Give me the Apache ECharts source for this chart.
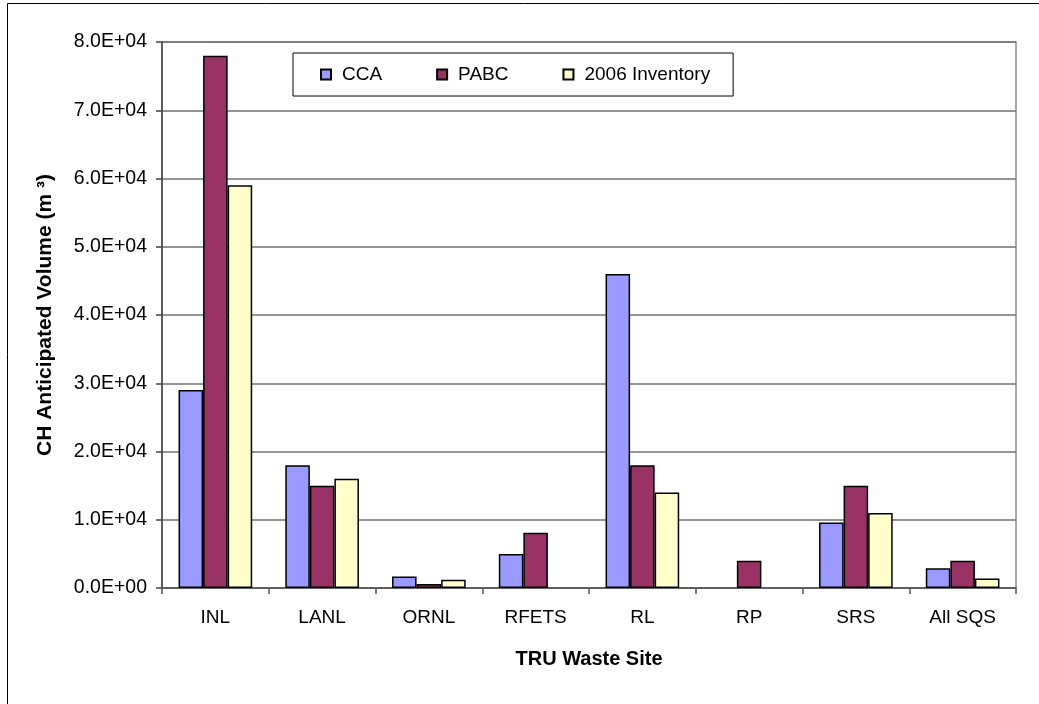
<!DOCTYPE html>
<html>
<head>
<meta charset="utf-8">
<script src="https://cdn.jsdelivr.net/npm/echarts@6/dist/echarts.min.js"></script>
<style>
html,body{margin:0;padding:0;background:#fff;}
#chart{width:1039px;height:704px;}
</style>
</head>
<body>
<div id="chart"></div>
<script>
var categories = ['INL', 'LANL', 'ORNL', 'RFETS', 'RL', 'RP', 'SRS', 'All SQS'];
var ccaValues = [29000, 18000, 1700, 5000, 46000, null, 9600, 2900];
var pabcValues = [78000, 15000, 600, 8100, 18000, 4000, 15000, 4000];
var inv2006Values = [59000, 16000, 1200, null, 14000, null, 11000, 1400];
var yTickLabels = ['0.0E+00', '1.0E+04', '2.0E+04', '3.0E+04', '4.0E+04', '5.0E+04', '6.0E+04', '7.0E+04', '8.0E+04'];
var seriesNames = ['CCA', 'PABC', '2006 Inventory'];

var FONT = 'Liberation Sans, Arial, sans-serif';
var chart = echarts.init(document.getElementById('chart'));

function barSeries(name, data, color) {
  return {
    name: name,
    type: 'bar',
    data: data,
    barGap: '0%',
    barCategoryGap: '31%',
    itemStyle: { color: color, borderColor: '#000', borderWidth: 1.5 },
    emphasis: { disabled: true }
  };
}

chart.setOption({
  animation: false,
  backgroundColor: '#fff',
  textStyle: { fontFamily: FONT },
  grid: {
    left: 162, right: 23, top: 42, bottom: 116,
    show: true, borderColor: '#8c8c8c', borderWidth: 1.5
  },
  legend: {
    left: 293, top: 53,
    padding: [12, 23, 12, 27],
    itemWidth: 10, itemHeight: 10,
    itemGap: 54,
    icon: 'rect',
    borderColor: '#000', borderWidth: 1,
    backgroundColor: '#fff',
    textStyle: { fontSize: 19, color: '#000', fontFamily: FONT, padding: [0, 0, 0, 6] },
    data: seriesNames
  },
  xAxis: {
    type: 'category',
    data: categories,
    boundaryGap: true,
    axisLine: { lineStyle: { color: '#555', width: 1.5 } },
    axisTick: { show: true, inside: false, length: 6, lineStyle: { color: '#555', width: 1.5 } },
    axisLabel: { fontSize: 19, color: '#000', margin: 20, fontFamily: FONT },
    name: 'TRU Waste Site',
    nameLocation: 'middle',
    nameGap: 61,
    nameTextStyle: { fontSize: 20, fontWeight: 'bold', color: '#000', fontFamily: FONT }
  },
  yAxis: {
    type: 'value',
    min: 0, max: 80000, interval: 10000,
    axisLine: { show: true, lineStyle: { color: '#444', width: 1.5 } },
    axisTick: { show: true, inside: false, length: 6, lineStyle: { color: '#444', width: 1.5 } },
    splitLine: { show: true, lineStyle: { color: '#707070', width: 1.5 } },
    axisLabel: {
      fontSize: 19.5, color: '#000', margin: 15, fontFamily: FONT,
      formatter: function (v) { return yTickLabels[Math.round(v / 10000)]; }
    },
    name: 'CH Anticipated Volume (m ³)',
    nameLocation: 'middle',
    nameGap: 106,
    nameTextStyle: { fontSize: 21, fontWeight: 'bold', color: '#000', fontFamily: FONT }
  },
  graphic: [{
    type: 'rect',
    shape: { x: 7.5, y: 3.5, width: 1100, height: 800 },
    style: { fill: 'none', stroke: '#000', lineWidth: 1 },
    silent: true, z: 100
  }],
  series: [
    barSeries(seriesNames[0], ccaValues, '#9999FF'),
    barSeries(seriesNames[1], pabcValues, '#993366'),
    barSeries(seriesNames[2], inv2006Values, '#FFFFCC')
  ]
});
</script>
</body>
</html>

◇ ◇ ◇

Challenge
Extract the full listing above verbatim; pictures are to be left out of the copy.

Solution to this task
Give me the Apache ECharts source for this chart.
<!DOCTYPE html>
<html>
<head>
<meta charset="utf-8">
<script src="https://cdn.jsdelivr.net/npm/echarts@6/dist/echarts.min.js"></script>
<style>
html,body{margin:0;padding:0;background:#fff;}
#chart{width:1039px;height:704px;}
</style>
</head>
<body>
<div id="chart"></div>
<script>
var categories = ['INL', 'LANL', 'ORNL', 'RFETS', 'RL', 'RP', 'SRS', 'All SQS'];
var ccaValues = [29000, 18000, 1700, 5000, 46000, null, 9600, 2900];
var pabcValues = [78000, 15000, 600, 8100, 18000, 4000, 15000, 4000];
var inv2006Values = [59000, 16000, 1200, null, 14000, null, 11000, 1400];
var yTickLabels = ['0.0E+00', '1.0E+04', '2.0E+04', '3.0E+04', '4.0E+04', '5.0E+04', '6.0E+04', '7.0E+04', '8.0E+04'];
var seriesNames = ['CCA', 'PABC', '2006 Inventory'];

var FONT = 'Liberation Sans, Arial, sans-serif';
var chart = echarts.init(document.getElementById('chart'));

function barSeries(name, data, color) {
  return {
    name: name,
    type: 'bar',
    data: data,
    barGap: '0%',
    barCategoryGap: '31%',
    itemStyle: { color: color, borderColor: '#000', borderWidth: 1.5 },
    emphasis: { disabled: true }
  };
}

chart.setOption({
  animation: false,
  backgroundColor: '#fff',
  textStyle: { fontFamily: FONT },
  grid: {
    left: 162, right: 23, top: 42, bottom: 116,
    show: true, borderColor: '#8c8c8c', borderWidth: 1.5
  },
  legend: {
    left: 293, top: 53,
    padding: [12, 23, 12, 27],
    itemWidth: 10, itemHeight: 10,
    itemGap: 54,
    icon: 'rect',
    borderColor: '#000', borderWidth: 1,
    backgroundColor: '#fff',
    textStyle: { fontSize: 19, color: '#000', fontFamily: FONT, padding: [0, 0, 0, 6] },
    data: seriesNames
  },
  xAxis: {
    type: 'category',
    data: categories,
    boundaryGap: true,
    axisLine: { lineStyle: { color: '#555', width: 1.5 } },
    axisTick: { show: true, inside: false, length: 6, lineStyle: { color: '#555', width: 1.5 } },
    axisLabel: { fontSize: 19, color: '#000', margin: 20, fontFamily: FONT },
    name: 'TRU Waste Site',
    nameLocation: 'middle',
    nameGap: 61,
    nameTextStyle: { fontSize: 20, fontWeight: 'bold', color: '#000', fontFamily: FONT }
  },
  yAxis: {
    type: 'value',
    min: 0, max: 80000, interval: 10000,
    axisLine: { show: true, lineStyle: { color: '#444', width: 1.5 } },
    axisTick: { show: true, inside: false, length: 6, lineStyle: { color: '#444', width: 1.5 } },
    splitLine: { show: true, lineStyle: { color: '#707070', width: 1.5 } },
    axisLabel: {
      fontSize: 19.5, color: '#000', margin: 15, fontFamily: FONT,
      formatter: function (v) { return yTickLabels[Math.round(v / 10000)]; }
    },
    name: 'CH Anticipated Volume (m ³)',
    nameLocation: 'middle',
    nameGap: 106,
    nameTextStyle: { fontSize: 21, fontWeight: 'bold', color: '#000', fontFamily: FONT }
  },
  graphic: [{
    type: 'rect',
    shape: { x: 7.5, y: 3.5, width: 1100, height: 800 },
    style: { fill: 'none', stroke: '#000', lineWidth: 1 },
    silent: true, z: 100
  }],
  series: [
    barSeries(seriesNames[0], ccaValues, '#9999FF'),
    barSeries(seriesNames[1], pabcValues, '#993366'),
    barSeries(seriesNames[2], inv2006Values, '#FFFFCC')
  ]
});
</script>
</body>
</html>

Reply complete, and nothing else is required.